I would like to add my perspective on the “threats” to marriage to that of Lorne Blackman’s. I agree there has been a real breakdown in respect for marriage.
However, heterosexuals are to blame for that — through infidelity, divorce, domestic violence, parental abandonment, etc.
I also believe that having a good mother and father is to be desired for every child, but sadly that has become almost the exception today. Instead we have bad marriages that are better ended for all involved, including the children. This is an unfortunate situation, but in many cases a subsequent relationship provides a healthy environment for all concerned.
Such alternate family groupings as single-parent homes and homosexual couples can, and often do, find a surrogate or role model for the missing parent of the opposite sex and enjoy a happy, successful family.
Rather than degrade marriage, homosexuals honor marriage in their desire and efforts to be allowed to marry.

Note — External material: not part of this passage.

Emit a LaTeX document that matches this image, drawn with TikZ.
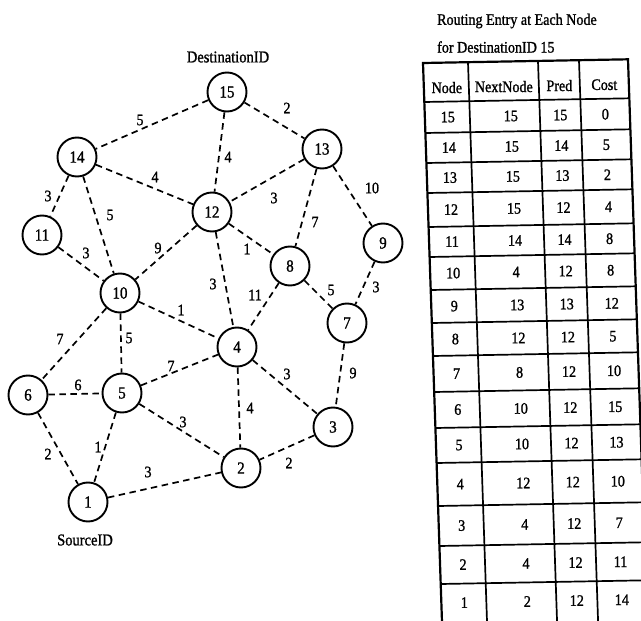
\documentclass[tikz,border=0pt]{standalone}
\usepackage{fontspec}
\setmainfont[FakeBold=1.2, FakeStretch=0.88]{Liberation Serif}
\begin{document}
\begin{tikzpicture}[x=1pt,y=-1pt,
  vtx/.style={circle, draw, line width=1.9pt, minimum size=39pt, inner sep=0pt, font=\fontsize{17}{17}\selectfont},
  edge/.style={line width=1.7pt, dash pattern=on 6.5pt off 4.5pt},
  wt/.style={inner sep=0pt, font=\fontsize{16}{16}\selectfont},
  lbl/.style={inner sep=0pt, font=\fontsize{16.5}{16.5}\selectfont},
  cell/.style={inner sep=0pt, font=\fontsize{16}{16}\selectfont},
  grid/.style={line width=1.7pt},
  frame/.style={line width=2.2pt}]
\useasboundingbox (0,0) rectangle (641,621);
\clip (0,0) rectangle (641,621);
% vertices
\node[vtx] (n15) at (227,92) {15};
\node[vtx] (n14) at (77,157) {14};
\node[vtx] (n13) at (322,149) {13};
\node[vtx] (n12) at (212,212) {12};
\node[vtx] (n11) at (42,235) {11};
\node[vtx] (n9) at (383,243) {9};
\node[vtx] (n8) at (290,266) {8};
\node[vtx] (n10) at (120,293) {10};
\node[vtx] (n7) at (347,323) {7};
\node[vtx] (n4) at (237,347) {4};
\node[vtx] (n6) at (28,395) {6};
\node[vtx] (n5) at (122,393) {5};
\node[vtx] (n3) at (333,427) {3};
\node[vtx] (n2) at (241,468) {2};
\node[vtx] (n1) at (88,502) {1};
\node[lbl] (dest) at (228,57) {DestinationID};
\node[lbl] (src) at (85,540) {SourceID};
% edges
\foreach \a/\b in {15/14,15/13,15/12,14/12,14/11,14/10,11/10,12/10,13/12,13/8,13/9,12/8,12/4,8/4,8/7,9/7,10/4,10/6,10/5,5/4,6/5,5/2,6/1,5/1,1/2,4/3,4/2,7/3,3/2}
  \draw[edge] (n\a) -- (n\b);
% weights
\node[wt] (w15-14) at (140,120) {5};
\node[wt] (w15-13) at (287,108) {2};
\node[wt] (w15-12) at (228,157) {4};
\node[wt] (w14-12) at (155,177) {4};
\node[wt] (w14-11) at (48,196) {3};
\node[wt] (w14-10) at (110,215) {5};
\node[wt] (w11-10) at (86,253) {3};
\node[wt] (w12-10) at (158,248) {9};
\node[wt] (w13-12) at (274,198) {3};
\node[wt] (w13-8) at (315,222) {7};
\node[wt] (w13-9) at (372,188) {10};
\node[wt] (w12-8) at (247,249) {1};
\node[wt] (w12-4) at (213,284) {3};
\node[wt] (w8-4) at (255,295) {11};
\node[wt] (w8-7) at (331,290) {5};
\node[wt] (w9-7) at (376,287) {3};
\node[wt] (w10-4) at (181,310) {1};
\node[wt] (w10-6) at (60,339) {7};
\node[wt] (w10-5) at (129,338) {5};
\node[wt] (w5-4) at (171,366) {7};
\node[wt] (w6-5) at (78,385) {6};
\node[wt] (w5-2) at (183,422) {3};
\node[wt] (w6-1) at (48,454) {2};
\node[wt] (w5-1) at (98,447) {1};
\node[wt] (w1-2) at (148,472) {3};
\node[wt] (w4-3) at (287,374) {3};
\node[wt] (w4-2) at (250,408) {4};
\node[wt] (w7-3) at (353,373) {9};
\node[wt] (w3-2) at (289,463) {2};
% table title
\node[cell, anchor=west] (t1) at (437,21) {Routing Entry at Each Node};
\node[cell, anchor=west] (t2) at (437,47) {for DestinationID 15};
% table
\begin{scope}[shift={(423,63)}, cm={1,0.018,-0.034,1,(0,0)}]
  \foreach \v in {45,115,156} \draw[grid] (\v,0) -- (\v,565);
  \foreach \h in {39,70,100,130,164,194,227,260,293,329,365,400,443,483,521} \draw[grid] (0,\h) -- (205,\h);
  \draw[frame] (0,565) -- (0,0) -- (205,0) -- (205,565);
  \node[cell] (hNode) at (23,25) {Node};
  \node[cell] (hNext) at (80,25) {NextNode};
  \node[cell] (hPred) at (135.5,25) {Pred};
  \node[cell] (hCost) at (180.5,25) {Cost};
  \foreach \a/\b/\c/\d/\t/\u in {15/15/15/0/39/70, 14/15/14/5/70/100, 13/15/13/2/100/130, 12/15/12/4/130/164, 11/14/14/8/164/194, 10/4/12/8/194/227, 9/13/13/12/227/260, 8/12/12/5/260/293, 7/8/12/10/293/329, 6/10/12/15/329/365, 5/10/12/13/365/400, 4/12/12/10/400/443, 3/4/12/7/443/483, 2/4/12/11/483/521, 1/2/12/14/521/559} {
    \node[cell] (r\a-1) at (23,{(\t+\u)/2}) {\a};
    \node[cell] (r\a-2) at (86,{(\t+\u)/2}) {\b};
    \node[cell] (r\a-3) at (135.5,{(\t+\u)/2}) {\c};
    \node[cell] (r\a-4) at (180.5,{(\t+\u)/2}) {\d};
  }
\end{scope}
\end{tikzpicture}
\end{document}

Conversely heterosexual couples are increasingly “degrading” marriage by choosing not to marry — although sometimes for good reason (e.g. age or finances).
No one is “redefining” marriage. It is a legal arrangement. Some enter into it “in the sight of God” and regard it as a sacramental act. Should we hold it against them if it makes them feel good? No one is forbidding that, nor are they likely to.
Mr. Blackman may never have re-examined and changed any of his beliefs, but many of us do, and it is rarely easy, particularly in the case of a strongly held religious, traditional and/or political belief.
But when you see something you believe differently, you can’t undo the insight, though you may choose to cling to the former belief, if for no other reason than to remain in a comfortable rut.